A skip list consists of multiple linked lists. Search could take O(n) for both sorted and unsorted linked lists. Will skip list do a better job? Well, before analyzing time complexity of search operation, let us see how an simple skip list looks like.

In this example, there are two ordered linked lists. The base one , L₀ contains all elements. The upper layper L₁ contains four elements and each element in L₁ has a pointer, which points to the element of L₀ with the same value.

Search(x)

Before searching for an element in a skip list, we could convert it to a binary search tree by rotating and removing duplicate edges to get rid of circles.

This is just like a normal binary search tree, and search could be performed from the root. The only issue is that there are duplicate nodes, the duplicate node always go to the left subtree in this case.

Now, let us look at how a search operation is done on a skip list.

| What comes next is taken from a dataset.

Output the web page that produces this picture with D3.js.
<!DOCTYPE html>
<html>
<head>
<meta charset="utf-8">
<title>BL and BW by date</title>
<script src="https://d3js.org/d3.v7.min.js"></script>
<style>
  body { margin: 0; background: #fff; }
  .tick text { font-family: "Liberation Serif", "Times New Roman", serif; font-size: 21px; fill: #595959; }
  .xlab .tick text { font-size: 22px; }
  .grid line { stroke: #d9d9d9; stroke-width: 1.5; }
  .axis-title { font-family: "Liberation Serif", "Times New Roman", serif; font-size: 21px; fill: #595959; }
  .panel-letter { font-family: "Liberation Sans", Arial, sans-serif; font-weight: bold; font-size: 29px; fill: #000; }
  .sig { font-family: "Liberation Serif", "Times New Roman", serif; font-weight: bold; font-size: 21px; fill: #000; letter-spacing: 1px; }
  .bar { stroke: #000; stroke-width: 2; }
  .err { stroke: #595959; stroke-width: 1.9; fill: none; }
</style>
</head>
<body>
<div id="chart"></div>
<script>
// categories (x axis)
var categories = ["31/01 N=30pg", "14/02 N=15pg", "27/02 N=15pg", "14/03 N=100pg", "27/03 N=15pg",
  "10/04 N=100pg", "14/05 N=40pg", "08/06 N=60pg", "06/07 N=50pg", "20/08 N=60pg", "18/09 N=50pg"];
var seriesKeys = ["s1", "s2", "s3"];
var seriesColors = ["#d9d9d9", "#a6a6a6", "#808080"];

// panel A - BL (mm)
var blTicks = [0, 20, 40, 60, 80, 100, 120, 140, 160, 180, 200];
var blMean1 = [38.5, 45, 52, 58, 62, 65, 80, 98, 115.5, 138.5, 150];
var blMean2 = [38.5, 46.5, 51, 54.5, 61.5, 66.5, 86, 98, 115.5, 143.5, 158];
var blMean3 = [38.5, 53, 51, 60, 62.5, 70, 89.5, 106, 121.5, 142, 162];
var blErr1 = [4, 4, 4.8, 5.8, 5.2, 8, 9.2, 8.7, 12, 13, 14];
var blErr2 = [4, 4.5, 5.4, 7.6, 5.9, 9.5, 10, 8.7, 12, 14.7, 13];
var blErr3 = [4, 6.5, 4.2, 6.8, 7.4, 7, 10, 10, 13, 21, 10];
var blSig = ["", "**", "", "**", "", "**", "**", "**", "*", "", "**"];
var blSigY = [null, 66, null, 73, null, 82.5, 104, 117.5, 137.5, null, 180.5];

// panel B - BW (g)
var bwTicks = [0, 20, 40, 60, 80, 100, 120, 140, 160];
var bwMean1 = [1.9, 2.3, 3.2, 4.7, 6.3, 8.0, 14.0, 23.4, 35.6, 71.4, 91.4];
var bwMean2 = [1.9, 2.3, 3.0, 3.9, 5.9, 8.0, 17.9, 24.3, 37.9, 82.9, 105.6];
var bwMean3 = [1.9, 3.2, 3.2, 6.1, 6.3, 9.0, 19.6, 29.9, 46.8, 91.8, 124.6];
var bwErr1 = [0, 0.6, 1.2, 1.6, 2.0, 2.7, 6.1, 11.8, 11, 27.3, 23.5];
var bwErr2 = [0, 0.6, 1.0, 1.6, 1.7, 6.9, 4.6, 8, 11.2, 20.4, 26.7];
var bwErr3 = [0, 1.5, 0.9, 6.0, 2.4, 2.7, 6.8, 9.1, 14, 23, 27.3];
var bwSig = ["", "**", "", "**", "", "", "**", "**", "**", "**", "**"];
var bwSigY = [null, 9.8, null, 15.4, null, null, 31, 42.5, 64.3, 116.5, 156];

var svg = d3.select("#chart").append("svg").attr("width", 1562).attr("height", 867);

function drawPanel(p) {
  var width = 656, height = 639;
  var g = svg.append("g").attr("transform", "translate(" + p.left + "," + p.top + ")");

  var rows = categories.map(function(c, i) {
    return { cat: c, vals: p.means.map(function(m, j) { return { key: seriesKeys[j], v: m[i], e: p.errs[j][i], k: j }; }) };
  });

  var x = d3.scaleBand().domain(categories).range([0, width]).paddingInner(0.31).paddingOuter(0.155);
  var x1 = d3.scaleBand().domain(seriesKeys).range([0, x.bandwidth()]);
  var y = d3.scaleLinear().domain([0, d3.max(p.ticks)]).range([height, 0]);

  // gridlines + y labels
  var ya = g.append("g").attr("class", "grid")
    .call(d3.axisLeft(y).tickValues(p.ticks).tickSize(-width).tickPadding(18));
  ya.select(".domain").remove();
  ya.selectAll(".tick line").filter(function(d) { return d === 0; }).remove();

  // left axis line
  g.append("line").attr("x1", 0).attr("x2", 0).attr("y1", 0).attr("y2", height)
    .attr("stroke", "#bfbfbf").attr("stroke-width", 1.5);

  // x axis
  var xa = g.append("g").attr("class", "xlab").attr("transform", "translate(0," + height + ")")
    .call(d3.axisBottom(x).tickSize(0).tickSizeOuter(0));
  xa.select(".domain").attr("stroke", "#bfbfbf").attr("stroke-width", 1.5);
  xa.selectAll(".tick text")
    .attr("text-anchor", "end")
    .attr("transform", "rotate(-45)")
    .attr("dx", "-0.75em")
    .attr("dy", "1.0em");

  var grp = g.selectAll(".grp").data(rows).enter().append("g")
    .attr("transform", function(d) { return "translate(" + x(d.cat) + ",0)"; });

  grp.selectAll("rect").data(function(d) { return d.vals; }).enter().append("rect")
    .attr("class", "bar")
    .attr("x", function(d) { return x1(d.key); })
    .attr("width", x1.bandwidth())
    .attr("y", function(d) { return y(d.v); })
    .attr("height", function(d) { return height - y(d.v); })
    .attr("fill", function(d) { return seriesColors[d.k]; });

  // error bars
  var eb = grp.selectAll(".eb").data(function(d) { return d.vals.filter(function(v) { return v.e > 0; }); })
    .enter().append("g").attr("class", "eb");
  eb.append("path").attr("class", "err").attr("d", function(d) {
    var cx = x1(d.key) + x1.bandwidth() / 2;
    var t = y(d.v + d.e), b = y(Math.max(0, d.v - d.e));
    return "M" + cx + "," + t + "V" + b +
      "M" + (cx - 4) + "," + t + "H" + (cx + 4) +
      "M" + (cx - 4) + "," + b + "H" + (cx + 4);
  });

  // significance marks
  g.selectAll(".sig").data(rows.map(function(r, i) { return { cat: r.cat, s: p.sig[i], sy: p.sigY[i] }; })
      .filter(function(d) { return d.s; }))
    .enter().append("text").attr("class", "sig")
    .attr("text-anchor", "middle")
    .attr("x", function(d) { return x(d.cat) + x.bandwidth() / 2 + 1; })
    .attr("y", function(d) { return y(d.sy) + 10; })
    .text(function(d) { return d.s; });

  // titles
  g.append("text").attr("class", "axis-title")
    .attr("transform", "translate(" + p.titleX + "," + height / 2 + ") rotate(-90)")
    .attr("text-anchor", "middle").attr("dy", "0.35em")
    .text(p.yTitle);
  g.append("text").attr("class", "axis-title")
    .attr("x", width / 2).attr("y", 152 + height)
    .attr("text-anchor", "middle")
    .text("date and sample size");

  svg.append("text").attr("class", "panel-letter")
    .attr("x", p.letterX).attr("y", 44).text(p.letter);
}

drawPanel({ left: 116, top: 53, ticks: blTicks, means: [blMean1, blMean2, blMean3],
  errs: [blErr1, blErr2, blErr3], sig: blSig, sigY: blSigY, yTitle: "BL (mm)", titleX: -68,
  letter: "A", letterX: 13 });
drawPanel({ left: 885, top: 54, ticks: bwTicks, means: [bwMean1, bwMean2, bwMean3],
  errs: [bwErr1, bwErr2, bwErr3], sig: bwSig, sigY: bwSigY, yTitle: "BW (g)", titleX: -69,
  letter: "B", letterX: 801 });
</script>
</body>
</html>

In Fig. 3, the red number represents the order of all steps required by one search operation. We always start from the first element in the highest layer, which is 14 of L₁. If searching for target 66, since 14 is less 66 and next node 34 is also less than 66, we go to node 34 in L₁. At node 34, the next node 42 is still less than 66, so we move to 42 in L₁. Now, we find out that next node 79 is larger than our target, which means we are going to overshoot if still searching in L₁. So we move node 42 of L₀. By taking similar actions, our algorithm will find target 66 in L₀. The search operation in a two level skip list could be summarized in following steps:

Walk right in the top level linked list L₁ until next node is larger than (or equal to) our target.
Walk down to L₀ and walk right in L₀ until the element is found or not.

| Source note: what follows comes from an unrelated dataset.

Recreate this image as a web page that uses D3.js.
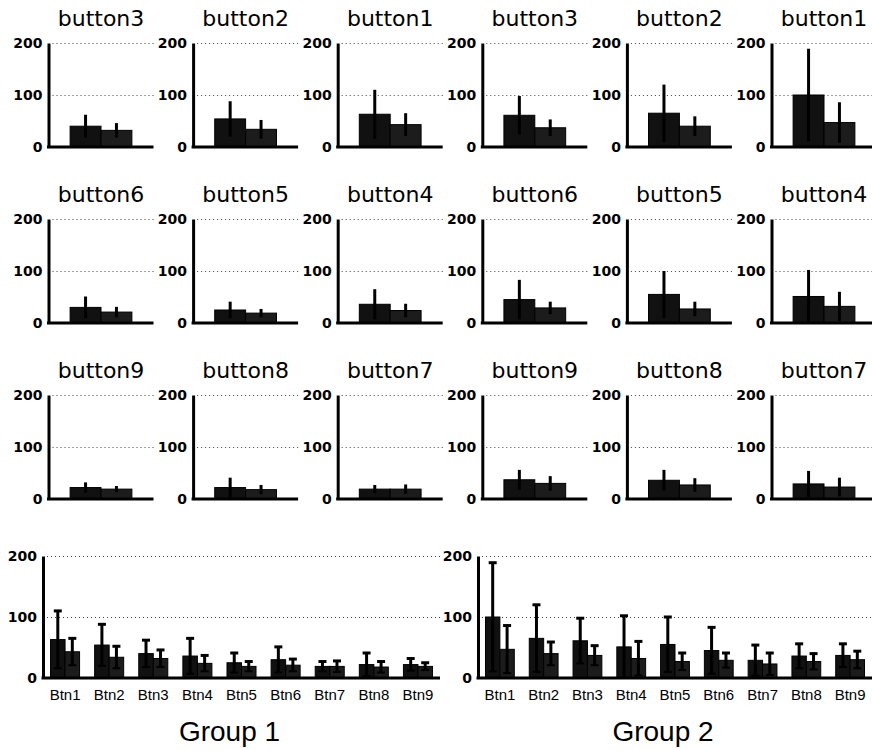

Time complexity if search(x)

As we mentioned earlier, skip list is a data structure that allows fast search within an ordered sequence of elements. In our previous example in Fig. 3, assuming that the length of L₁ is |L₁| and length of L₀ is |L₀|, then we can say that the search operation approximately take |L₁|+|L₀|/|L₁|. Imagine each node of L₁ skips the same number of nodes of L₀, so that each node of L₁ skips |L₀|/|L₁| nodes. The worst scenario is moving down to L₀ aftering checking the last node in L₁ and find the target in L₀ at the last position. The worst time cost is |L₁|+|L₀|/|L₁|, which is minimized when |L₁|=|L₀|/|L₁|. The minimal time cost of worst case is 2∗√N, N is the length of |L₁|.

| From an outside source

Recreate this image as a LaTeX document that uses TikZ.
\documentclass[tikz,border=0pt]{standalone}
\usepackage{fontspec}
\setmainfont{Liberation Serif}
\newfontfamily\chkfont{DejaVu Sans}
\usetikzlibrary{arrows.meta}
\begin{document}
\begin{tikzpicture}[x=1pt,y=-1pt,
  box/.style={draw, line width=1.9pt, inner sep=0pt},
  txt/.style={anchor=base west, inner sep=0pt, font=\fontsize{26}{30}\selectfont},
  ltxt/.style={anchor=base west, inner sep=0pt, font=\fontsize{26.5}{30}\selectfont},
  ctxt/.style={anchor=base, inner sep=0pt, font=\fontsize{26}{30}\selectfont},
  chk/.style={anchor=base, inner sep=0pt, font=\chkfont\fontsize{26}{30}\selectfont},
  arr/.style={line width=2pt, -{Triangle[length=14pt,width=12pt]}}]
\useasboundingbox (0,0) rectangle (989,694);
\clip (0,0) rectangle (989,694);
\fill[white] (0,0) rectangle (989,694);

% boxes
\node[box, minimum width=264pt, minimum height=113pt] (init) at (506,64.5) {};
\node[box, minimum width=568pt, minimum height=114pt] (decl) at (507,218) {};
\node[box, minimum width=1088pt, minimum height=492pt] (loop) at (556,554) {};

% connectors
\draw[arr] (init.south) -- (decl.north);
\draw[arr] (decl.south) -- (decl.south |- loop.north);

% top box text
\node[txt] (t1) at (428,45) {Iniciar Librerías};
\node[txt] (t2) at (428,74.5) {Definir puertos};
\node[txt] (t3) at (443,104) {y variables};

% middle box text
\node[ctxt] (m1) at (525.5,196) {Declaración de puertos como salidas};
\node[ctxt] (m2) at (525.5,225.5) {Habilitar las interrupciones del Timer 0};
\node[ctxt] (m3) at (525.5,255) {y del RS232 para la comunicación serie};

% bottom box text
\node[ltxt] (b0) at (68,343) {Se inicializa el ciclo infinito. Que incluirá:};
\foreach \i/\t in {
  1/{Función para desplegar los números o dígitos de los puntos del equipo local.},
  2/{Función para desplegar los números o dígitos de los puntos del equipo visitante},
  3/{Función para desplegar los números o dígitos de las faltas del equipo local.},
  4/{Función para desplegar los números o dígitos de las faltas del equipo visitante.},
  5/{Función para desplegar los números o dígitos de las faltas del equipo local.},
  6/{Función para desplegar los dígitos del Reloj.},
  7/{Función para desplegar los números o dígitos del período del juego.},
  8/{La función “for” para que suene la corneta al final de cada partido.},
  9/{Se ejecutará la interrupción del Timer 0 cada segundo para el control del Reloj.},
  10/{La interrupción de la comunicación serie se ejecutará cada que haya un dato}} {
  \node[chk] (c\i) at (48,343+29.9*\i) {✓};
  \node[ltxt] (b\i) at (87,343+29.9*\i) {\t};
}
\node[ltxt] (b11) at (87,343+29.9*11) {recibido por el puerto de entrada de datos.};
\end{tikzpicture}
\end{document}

What if there are more than two sorted lists? Assume that we construct all higher layer lists based on the same relationship: |Lᵤ|=|Lᵥ|/|Lᵤ| for all possible u=v+1.

If there are 3 sorted lists, the time cost for search is: 3∗∛N

If there are 4 sorted lists, the time cost for search is: 4∗∜N

…

If there are n sorted lists, the time cost for search is: ⁿ√N

…

If there are ㏒(N) sorted lists, the time cost for search is: ㏒(N)∗㏒(N)th root of N, which is 2∗㏒(N). Skip list does do a better job than a normal linked list in search.

Insert(X)

Currently, our ㏒(N) time complexity for search is achieved based on a static skip list. If we insert or delete some nodes, the whole structure of skip list might be broken and ㏒(N) might go away. How do we insert(x) or delete(x) properly? Deletion is much simpler than insertion. When deleting an element, you first search for x. Once you find x, then you delete x in current and lower level of lists. On average, deletion has the same time complexity with search, which is ㏒(N). Insertion might be more complicated and more interesting. Let us talk about it in detail here.

This skip list is a little more complicated, which consists of 4 sorted lists.

The Pseudocode code for insert(x):

To insert an element x into a skip list, search(x) first to see where x fits into the bottom list. (Always insert into bottom list).
We will insert x into some of the upper level lists by flipping a fair coin. while getting head: Promote x to next level up

Take insert(67) as a running example. 67 will be certainly inserted into the base list. And from any level up, we are going to flip a fair coin to decide if we want to promote 67 to upper level. If we get head, we insert 67 to upper level. If we get tail, we stop the algorithm. In this specific example, we are so luckly that we have 4 heads, then we add 67 to 4 upper lists.

Disadvantages of skip list

Skip list does do a better than in search compared to linked list. But an obvious downside is taking up to0 much space. Let’s assume there are N elements, then the heighest node is approximately n=㏒(N), that gives us approximately 1 + ∑ⁿₒ 2⁻ⁱ N ≈ 2N.

Another concern is that when you need to move down to the lower level by following a pointer, which possibly give you cache miss. An simple fix is that use a fix-sized array, which could better make use of locality.

Conclusion

Skip list is a very efficient data structure by applying small tweaks, compared to other data structures, such as Binary Search Tree, Linked list, etc. Depending on different problems we want to solve, we could apply minor tweaks to achieve significant speed-up.